Since no candidate for President received a majority, the 12th Amendment mandated that the election be decided by the House of Representatives among the candidates (Jackson, Adams, and Crawford) receiving top 3 electoral votes.  Clay, who received the 4th highest number of electoral votes, was not among those to be considered.  However, he was Speaker of the House, and so had considerable influence.  Adams' victory shocked Jackson, who expected that, as the winner of a plurality of both the popular and electoral votes, he should have been elected President. When President Adams appointed Clay his Secretary of State, essentially declaring him heir to the Presidency—Adams and his three predecessors had all served as Secretary of State—Jackson and his followers accused Adams and Clay of striking a "corrupt bargain". The Jacksonians would campaign on this claim for the next four years, ultimately leading to Jackson's victory in the Adams-Jackson rematch in 1828.
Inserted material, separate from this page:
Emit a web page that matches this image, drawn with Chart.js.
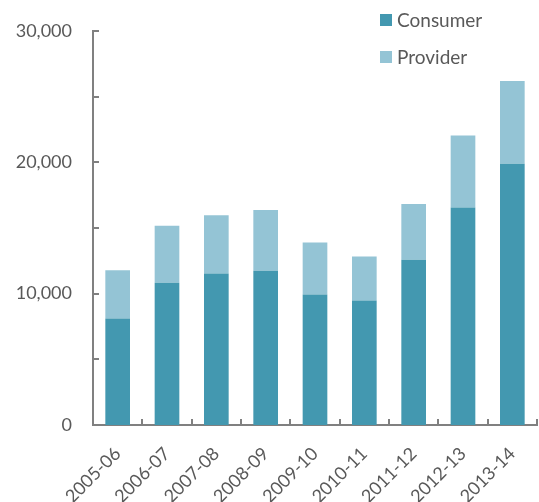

After John Quincy Adams was defeated (he was so embittered against Jackson that he refused to attend Jackson's inauguration, just as his father, John Adams, refused to attend Jefferson's inauguration in 1801), he ran for Governor of Massachusetts and lost, and then became a representative from Massachusetts from 1831 until his death in 1848.  His character became a cameo role in the Stephen Spielberg movie, Amistad, because he represented the mutineers before the Supreme Court and won their freedom.  Henry Clay, try as he might, never became President but had one of the most distinguished careers in the history of the House of Representatives.  He authored both the Missouri Compromise of 1820 and the Compromise of 1850, attempting to hold North and South together over the question of slavery.  In spite of his efforts, the country was ripped apart by the issue, triggering the Civil War and southern secession after the election of Lincoln in 1860.